Starting with the first line below, extract each line through the one that contains "under the creative", inclusive, excluding pictures.

(Source code of charts)
==============================

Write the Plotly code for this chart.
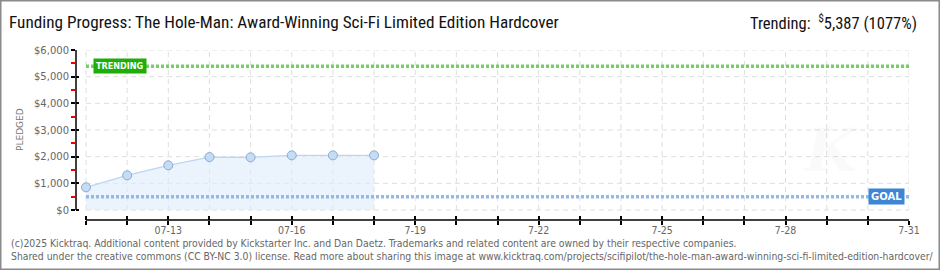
import plotly.graph_objects as go
import pandas as pd

# ---- data ----
dates = ["2025-07-11", "2025-07-12", "2025-07-13", "2025-07-14",
         "2025-07-15", "2025-07-16", "2025-07-17", "2025-07-18"]
pledged = [850, 1300, 1675, 1985, 1975, 2050, 2050, 2050]
goal = 500
trending = 5387
trending_pct = 1077
x_start = "2025-07-11"
x_end = "2025-07-31"
tick_dates = ["2025-07-13", "2025-07-16", "2025-07-19", "2025-07-22",
              "2025-07-25", "2025-07-28", "2025-07-31"]
tick_labels = ["07-13", "07-16", "7-19", "7-22", "7-25", "7-28", "7-31"]
y_ticks = [0, 1000, 2000, 3000, 4000, 5000, 6000]
y_minor = [500, 1500, 2500, 3500, 4500, 5500]
y_labels = ["$0", "$1,000", "$2,000", "$3,000", "$4,000", "$5,000", "$6,000"]
title = "Funding Progress: The Hole-Man: Award-Winning Sci-Fi Limited Edition Hardcover"
footer1 = "(c)2025 Kicktraq. Additional content provided by Kickstarter Inc. and Dan Daetz. Trademarks and related content are owned by their respective companies."
footer2 = "Shared under the creative commons (CC BY-NC 3.0) license. Read more about sharing this image at www.kicktraq.com/projects/scifipilot/the-hole-man-award-winning-sci-fi-limited-edition-hardcover/"

W, H = 940, 270
ML, MR, MT, MB = 76, 31, 50, 50
PW, PH = W - ML - MR, H - MT - MB

def px(xp):
    return (xp - ML) / PW

def py(yp):
    return (H - MB - yp) / PH

all_days = pd.date_range(x_start, x_end, freq="D")
x0 = pd.Timestamp(x_start) - pd.Timedelta(days=10 / (PW - 10) * 20)
YR = [-375, 6000]
GRID = dict(color="#dedede", width=1, dash="5px,4px")

fig = go.Figure()

# area + line + markers
fig.add_trace(go.Scatter(
    x=dates, y=pledged, mode="lines+markers",
    line=dict(color="#bcd6f2", width=1.3),
    fill="tozeroy", fillcolor="rgba(222,235,250,0.6)",
    marker=dict(size=9, color="#c4dcf6", line=dict(color="#8fa9c9", width=1)),
    hoverinfo="skip", showlegend=False,
))
# goal line
fig.add_trace(go.Scatter(
    x=[x_start, x_end], y=[goal, goal], mode="lines",
    line=dict(color="#93b9e4", width=3.5, dash="3px,2px"),
    hoverinfo="skip", showlegend=False,
))
# trending line
fig.add_trace(go.Scatter(
    x=[x_start, x_end], y=[trending, trending], mode="lines",
    line=dict(color="#78cd68", width=3.5, dash="3px,2px"),
    hoverinfo="skip", showlegend=False,
))

shapes = []
for d in all_days:
    shapes.append(dict(type="line", xref="x", yref="y", x0=d, x1=d, y0=0, y1=6000,
                       line=GRID, layer="below"))
for v in y_ticks:
    shapes.append(dict(type="line", xref="x", yref="y", x0=x_start, x1=x_end, y0=v, y1=v,
                       line=GRID, layer="below"))
# y axis line
shapes.append(dict(type="line", xref="paper", yref="y", x0=0, x1=0, y0=0, y1=6000,
                   line=dict(color="#000", width=1.5)))
# x axis line
shapes.append(dict(type="line", xref="x", yref="paper", x0=x_start, x1=x_end, y0=0, y1=0,
                   line=dict(color="#000", width=1.5)))
# border
shapes.append(dict(type="rect", xref="paper", yref="paper",
                   x0=px(0.75), x1=px(W - 0.75), y0=py(H - 0.75), y1=py(0.75),
                   line=dict(color="#8a8a8a", width=1.5), layer="below"))

TFONT = "Liberation Sans Narrow, Roboto Condensed, Liberation Sans"
annotations = [
    dict(text=title, xref="paper", yref="paper", x=px(7), y=py(22), xanchor="left",
         yanchor="middle", showarrow=False, font=dict(family=TFONT, size=17.2, color="#111")),
    dict(text=f"Trending:  <sup>$</sup>{trending:,} ({trending_pct}%)", xref="paper", yref="paper",
         x=px(919), y=py(22), xanchor="right", yanchor="middle", showarrow=False,
         font=dict(family=TFONT, size=16.5, color="#111")),
    dict(text=footer1, xref="paper", yref="paper", x=px(9), y=py(243), xanchor="left",
         yanchor="middle", showarrow=False,
         font=dict(family="DejaVu Sans Condensed, DejaVu Sans", size=10.35, color="#666")),
    dict(text=footer2, xref="paper", yref="paper", x=px(9), y=py(256), xanchor="left",
         yanchor="middle", showarrow=False,
         font=dict(family="DejaVu Sans Condensed, DejaVu Sans", size=10.35, color="#666")),
    dict(text="PLEDGED", xref="paper", yref="paper", x=px(20), y=py(130), textangle=-90,
         xanchor="center", yanchor="middle", showarrow=False,
         font=dict(family="DejaVu Sans", size=9, color="#777")),
    dict(text="<b>TRENDING</b>", xref="x", yref="y", x=x_start, y=trending, xanchor="left",
         xshift=7, yanchor="middle", showarrow=False, bgcolor="#1fae05", borderpad=2,
         font=dict(family="DejaVu Sans Condensed, DejaVu Sans", size=9, color="#fff")),
    dict(text="<b>GOAL</b>", xref="x", yref="y", x=x_end, y=goal, xanchor="right",
         xshift=-4, yanchor="middle", showarrow=False, bgcolor="#3c86d4", borderpad=2,
         font=dict(family="DejaVu Sans", size=10, color="#fff")),
    dict(text="<i><b>K</b></i>", xref="paper", yref="paper", x=px(862), y=py(150),
         showarrow=False, font=dict(family="DejaVu Serif", size=60, color="rgba(0,0,0,0.018)")),
]

TICKFONT = dict(family="DejaVu Sans Condensed, DejaVu Sans", size=10.5, color="#666")
fig.update_layout(
    width=W, height=H, margin=dict(l=ML, r=MR, t=MT, b=MB),
    paper_bgcolor="#fff", plot_bgcolor="#fff",
    shapes=shapes, annotations=annotations, showlegend=False,
    xaxis=dict(range=[x0, x_end], tickvals=tick_dates, ticktext=tick_labels,
               showgrid=False, zeroline=False, showline=False,
               ticks="outside", ticklen=4, tickcolor="#000", tickwidth=1.5,
               ticklabelstandoff=-4,
               minor=dict(tickvals=list(all_days), ticks="outside", ticklen=4,
                          tickcolor="#000", tickwidth=1.5, showgrid=False),
               tickfont=TICKFONT),
    xaxis2=dict(range=[x0, x_end], overlaying="x", anchor="y", side="bottom",
                tickvals=list(all_days), showticklabels=False, ticks="inside", ticklen=4,
                tickcolor="#000", tickwidth=1.5, showgrid=False, zeroline=False, showline=False),
    yaxis=dict(range=YR, tickvals=y_ticks, ticktext=y_labels,
               showgrid=False, zeroline=False, showline=False,
               ticks="outside", ticklen=4, tickcolor="#000", tickwidth=1.5,
               minor=dict(tickvals=y_minor, ticks="outside",
                          ticklen=4, tickcolor="#e00", tickwidth=1.5, showgrid=False),
               tickfont=dict(family="DejaVu Sans", size=10, color="#666")),
    yaxis2=dict(range=YR, overlaying="y", anchor="x", side="left",
                tickvals=y_ticks, showticklabels=False, ticks="inside", ticklen=3,
                tickcolor="#000", tickwidth=1.5, showgrid=False, zeroline=False, showline=False),
)
fig.add_trace(go.Scatter(x=[x_start], y=[None], xaxis="x2", yaxis="y2",
                         showlegend=False, hoverinfo="skip"))

fig.write_html("out.html")
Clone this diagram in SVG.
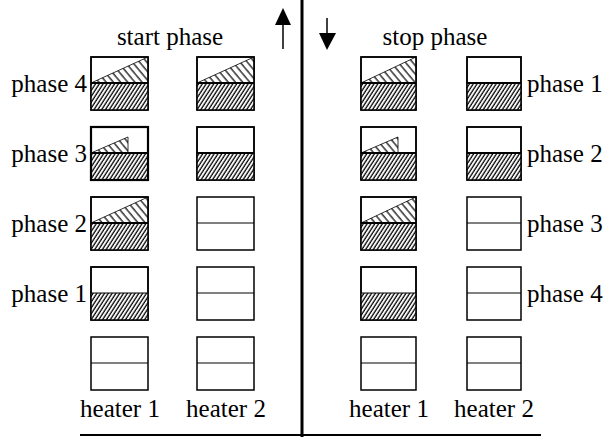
<svg xmlns="http://www.w3.org/2000/svg" width="609" height="437" viewBox="0 0 609 437">
<defs>
<pattern id="dense" patternUnits="userSpaceOnUse" width="3.2" height="10" patternTransform="rotate(33)">
<rect width="3.2" height="10" fill="#fff"/>
<line x1="1" y1="0" x2="1" y2="10" stroke="#000" stroke-width="1.3"/>
</pattern>
<pattern id="sparse" patternUnits="userSpaceOnUse" width="5.5" height="10" patternTransform="rotate(-40)">
<rect width="5.5" height="10" fill="#fff"/>
<line x1="1" y1="0" x2="1" y2="10" stroke="#000" stroke-width="1.2"/>
</pattern>
</defs>
<style>
.box{fill:#fff;stroke:#000;stroke-width:1.5}
.mid{stroke:#000;stroke-width:1}
.midb{stroke:#000;stroke-width:2}
.low{fill:url(#dense);stroke:none}
.tri{fill:url(#sparse);stroke:#000;stroke-width:0.8}
.ax{stroke:#000}
</style>
<rect width="609" height="437" fill="#fff"/>
<g id="axes">
<line class="ax" x1="302" y1="0" x2="302" y2="437" stroke-width="3"/>
<line class="ax" x1="80" y1="435" x2="541" y2="435" stroke-width="2"/>
<line class="ax" x1="283" y1="49" x2="283" y2="22" stroke-width="1.5"/>
<polygon points="275,25 291,25 283,8" fill="#000"/>
<line class="ax" x1="327" y1="18" x2="327" y2="36" stroke-width="1.5"/>
<polygon points="319,33 336,33 327,50" fill="#000"/>
</g>
<g id="L1r1"><rect class="box" x="91" y="57" width="57" height="53"/><polygon class="tri" points="91,83 148,57 148,83"/><rect class="low" x="91" y="83" width="57" height="27"/><rect x="91" y="57" width="57" height="53" fill="none" stroke="#000" stroke-width="1.5"/><line class="midb" x1="91" y1="83" x2="148" y2="83"/></g>
<g id="L1r2"><rect class="box" x="91" y="127" width="57" height="53"/><polygon class="tri" points="91,153 128,137 128,153"/><rect class="low" x="91" y="153" width="57" height="27"/><rect x="91" y="127" width="57" height="53" fill="none" stroke="#000" stroke-width="2.2"/><line class="midb" x1="91" y1="153" x2="148" y2="153"/></g>
<g id="L1r3"><rect class="box" x="91" y="197" width="57" height="53"/><polygon class="tri" points="91,223 148,197 148,223"/><rect class="low" x="91" y="223" width="57" height="27"/><rect x="91" y="197" width="57" height="53" fill="none" stroke="#000" stroke-width="1.5"/><line class="midb" x1="91" y1="223" x2="148" y2="223"/></g>
<g id="L1r4"><rect class="box" x="91" y="267" width="57" height="53"/><rect class="low" x="91" y="293" width="57" height="27"/><rect x="91" y="267" width="57" height="53" fill="none" stroke="#000" stroke-width="1.5"/><line class="mid" x1="91" y1="293" x2="148" y2="293"/></g>
<g id="L1r5"><rect class="box" x="91" y="337" width="57" height="53"/><line class="mid" x1="91" y1="363" x2="148" y2="363"/></g>
<g id="L2r1"><rect class="box" x="197" y="57" width="57" height="53"/><polygon class="tri" points="197,83 254,57 254,83"/><rect class="low" x="197" y="83" width="57" height="27"/><rect x="197" y="57" width="57" height="53" fill="none" stroke="#000" stroke-width="1.5"/><line class="midb" x1="197" y1="83" x2="254" y2="83"/></g>
<g id="L2r2"><rect class="box" x="197" y="127" width="57" height="53"/><rect class="low" x="197" y="153" width="57" height="27"/><rect x="197" y="127" width="57" height="53" fill="none" stroke="#000" stroke-width="1.5"/><line class="midb" x1="197" y1="153" x2="254" y2="153"/></g>
<g id="L2r3"><rect class="box" x="197" y="197" width="57" height="53"/><line class="mid" x1="197" y1="223" x2="254" y2="223"/></g>
<g id="L2r4"><rect class="box" x="197" y="267" width="57" height="53"/><line class="mid" x1="197" y1="293" x2="254" y2="293"/></g>
<g id="L2r5"><rect class="box" x="197" y="337" width="57" height="53"/><line class="mid" x1="197" y1="363" x2="254" y2="363"/></g>
<g id="R1r1"><rect class="box" x="361" y="57" width="55" height="53"/><polygon class="tri" points="361,83 416,57 416,83"/><rect class="low" x="361" y="83" width="55" height="27"/><rect x="361" y="57" width="55" height="53" fill="none" stroke="#000" stroke-width="1.5"/><line class="midb" x1="361" y1="83" x2="416" y2="83"/></g>
<g id="R1r2"><rect class="box" x="361" y="127" width="55" height="53"/><polygon class="tri" points="361,153 398,137 398,153"/><rect class="low" x="361" y="153" width="55" height="27"/><rect x="361" y="127" width="55" height="53" fill="none" stroke="#000" stroke-width="1.5"/><line class="midb" x1="361" y1="153" x2="416" y2="153"/></g>
<g id="R1r3"><rect class="box" x="361" y="197" width="55" height="53"/><polygon class="tri" points="361,223 416,197 416,223"/><rect class="low" x="361" y="223" width="55" height="27"/><rect x="361" y="197" width="55" height="53" fill="none" stroke="#000" stroke-width="1.5"/><line class="midb" x1="361" y1="223" x2="416" y2="223"/></g>
<g id="R1r4"><rect class="box" x="361" y="267" width="55" height="53"/><rect class="low" x="361" y="293" width="55" height="27"/><rect x="361" y="267" width="55" height="53" fill="none" stroke="#000" stroke-width="1.5"/><line class="mid" x1="361" y1="293" x2="416" y2="293"/></g>
<g id="R1r5"><rect class="box" x="361" y="337" width="55" height="53"/><line class="mid" x1="361" y1="363" x2="416" y2="363"/></g>
<g id="R2r1"><rect class="box" x="467" y="57" width="54" height="53"/><rect class="low" x="467" y="83" width="54" height="27"/><rect x="467" y="57" width="54" height="53" fill="none" stroke="#000" stroke-width="1.5"/><line class="midb" x1="467" y1="83" x2="521" y2="83"/></g>
<g id="R2r2"><rect class="box" x="467" y="127" width="54" height="53"/><rect class="low" x="467" y="153" width="54" height="27"/><rect x="467" y="127" width="54" height="53" fill="none" stroke="#000" stroke-width="1.5"/><line class="midb" x1="467" y1="153" x2="521" y2="153"/></g>
<g id="R2r3"><rect class="box" x="467" y="197" width="54" height="53"/><line class="mid" x1="467" y1="223" x2="521" y2="223"/></g>
<g id="R2r4"><rect class="box" x="467" y="267" width="54" height="53"/><line class="mid" x1="467" y1="293" x2="521" y2="293"/></g>
<g id="R2r5"><rect class="box" x="467" y="337" width="54" height="53"/><line class="mid" x1="467" y1="363" x2="521" y2="363"/></g>
<g id="labels" font-family="'Liberation Serif', 'Times New Roman', 'DejaVu Serif', serif" font-size="25" fill="#000">
<text x="170" y="45" text-anchor="middle">start phase</text>
<text x="435" y="45" text-anchor="middle">stop phase</text>
<text x="87" y="92" text-anchor="end">phase 4</text>
<text x="87" y="162" text-anchor="end">phase 3</text>
<text x="87" y="232" text-anchor="end">phase 2</text>
<text x="87" y="302" text-anchor="end">phase 1</text>
<text x="527" y="92">phase 1</text>
<text x="527" y="162">phase 2</text>
<text x="527" y="232">phase 3</text>
<text x="527" y="302">phase 4</text>
<text x="120" y="417" text-anchor="middle">heater 1</text>
<text x="226" y="417" text-anchor="middle">heater 2</text>
<text x="389" y="417" text-anchor="middle">heater 1</text>
<text x="494" y="417" text-anchor="middle">heater 2</text>
</g>
</svg>
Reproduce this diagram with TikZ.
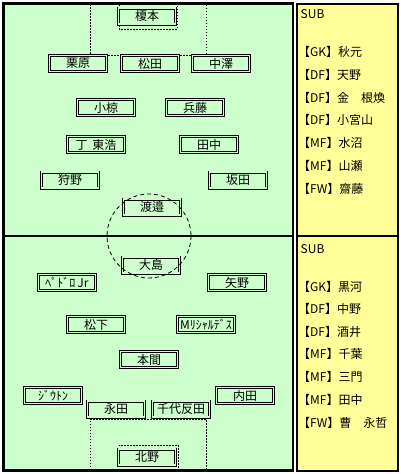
\documentclass[tikz,border=0pt]{standalone}
\usepackage{fontspec}
\setmainfont{Noto Sans CJK JP}
\definecolor{fieldgreen}{HTML}{CCFFCC}
\definecolor{subyellow}{HTML}{FFFF99}
\begin{document}
\begin{tikzpicture}[x=1pt,y=-1pt,
  player/.style={draw=black, line width=0.8pt, double=fieldgreen, double distance=1.4pt,
    fill=fieldgreen, minimum width=57pt, minimum height=16pt, inner sep=0pt,
    font=\fontsize{12}{12}\selectfont},
  subtext/.style={anchor=west, inner sep=0pt, font=\fontsize{12}{12}\selectfont},
  arealine/.style={line width=0.8pt, dash pattern=on 1.5pt off 1.5pt},
  circleline/.style={line width=0.8pt, dash pattern=on 4pt off 3pt}]
\useasboundingbox (0,0) rectangle (400,474);
\fill[white] (0,0) rectangle (400,474);
% field
\fill[fieldgreen] (3.5,3.5) rectangle (293,470.5);
\fill[subyellow] (296.5,3.5) rectangle (397.5,470.5);
% areas
\draw[arealine] (90,4) -- (90,55) -- (206,55) -- (206,4);
\draw[arealine] (119,4) -- (119,29) -- (177,29) -- (177,4);
\draw[arealine] (90,470) -- (90,419) -- (206,419) -- (206,470);
\draw[arealine] (119,470) -- (119,445) -- (178,445) -- (178,470);
% players
\node[player] (enomoto) at (147,16) {榎本};
\node[player] (kurihara) at (78,63.5) {栗原};
\node[player] (matsuda) at (150,63.5) {松田};
\node[player] (nakazawa) at (221,63.5) {中澤};
\node[player] (ogura) at (106,107.5) {小椋};
\node[player] (hyodo) at (195,107.5) {兵藤};
\node[player] (jong) at (96,144.5) {丁\ \,東浩};
\node[player] (tanakaY) at (209,144.5) {田中};
\node[player] (kano) at (70,180) {狩野};
\node[player] (sakata) at (238,180) {坂田};
\node[player] (watanabe) at (152,207) {渡邉};
\node[player] (oshima) at (151,265) {大島};
\node[player] (pedro) at (67,282.5) {ﾍﾟﾄﾞﾛ\,Jr};
\node[player] (yano) at (237,282.5) {矢野};
\node[player] (matsushita) at (96,324.5) {松下};
\node[player] (richardes) at (206,324.5) {Mﾘｼｬﾙﾃﾞｽ};
\node[player] (homma) at (149,359.5) {本間};
\node[player] (jiuton) at (53,395.5) {ｼﾞｳﾄﾝ};
\node[player] (uchida) at (245,395.5) {内田};
\node[player] (nagata) at (116,409) {永田};
\node[player] (chiyotanda) at (181,409) {千代反田};
\node[player] (kitano) at (147,457) {北野};
% centre circle
\draw[circleline] (149,236) circle[radius=42];
% borders
\draw[line width=2.5pt] (3.5,3.5) rectangle (293,470.5);
\draw[line width=2pt] (3.5,236) -- (293,236);
\draw[line width=2pt] (296.5,3.5) rectangle (397.5,470.5);
\draw[line width=2pt] (296.5,236) -- (397.5,236);
% subs upper
\node[subtext] (subA) at (300.5,14) {SUB};
\node[subtext] (a1) at (298,52) {【GK】秋元};
\node[subtext] (a2) at (298,74.5) {【DF】天野};
\node[subtext] (a3) at (298,97.5) {【DF】金　根煥};
\node[subtext] (a4) at (298,120) {【DF】小宮山};
\node[subtext] (a5) at (298,143) {【MF】水沼};
\node[subtext] (a6) at (298,166) {【MF】山瀬};
\node[subtext] (a7) at (298,188.5) {【FW】齋藤};
% subs lower
\node[subtext] (subB) at (300.5,249) {SUB};
\node[subtext] (b1) at (298,286.5) {【GK】黒河};
\node[subtext] (b2) at (298,308.5) {【DF】中野};
\node[subtext] (b3) at (298,331.5) {【DF】酒井};
\node[subtext] (b4) at (298,354) {【MF】千葉};
\node[subtext] (b5) at (298,377) {【MF】三門};
\node[subtext] (b6) at (298,400) {【MF】田中};
\node[subtext] (b7) at (298,423) {【FW】曹　永哲};
\end{tikzpicture}
\end{document}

==============================

- [Complete output]
Write the Plotly code for this chart.
import plotly.graph_objects as go
import pandas as pd

# ---- data ----
dates = ["2025-07-11", "2025-07-12", "2025-07-13", "2025-07-14",
         "2025-07-15", "2025-07-16", "2025-07-17", "2025-07-18"]
pledged = [850, 1300, 1675, 1985, 1975, 2050, 2050, 2050]
goal = 500
trending = 5387
trending_pct = 1077
x_start = "2025-07-11"
x_end = "2025-07-31"
tick_dates = ["2025-07-13", "2025-07-16", "2025-07-19", "2025-07-22",
              "2025-07-25", "2025-07-28", "2025-07-31"]
tick_labels = ["07-13", "07-16", "7-19", "7-22", "7-25", "7-28", "7-31"]
y_ticks = [0, 1000, 2000, 3000, 4000, 5000, 6000]
y_minor = [500, 1500, 2500, 3500, 4500, 5500]
y_labels = ["$0", "$1,000", "$2,000", "$3,000", "$4,000", "$5,000", "$6,000"]
title = "Funding Progress: The Hole-Man: Award-Winning Sci-Fi Limited Edition Hardcover"
footer1 = "(c)2025 Kicktraq. Additional content provided by Kickstarter Inc. and Dan Daetz. Trademarks and related content are owned by their respective companies."
footer2 = "Shared under the creative commons (CC BY-NC 3.0) license. Read more about sharing this image at www.kicktraq.com/projects/scifipilot/the-hole-man-award-winning-sci-fi-limited-edition-hardcover/"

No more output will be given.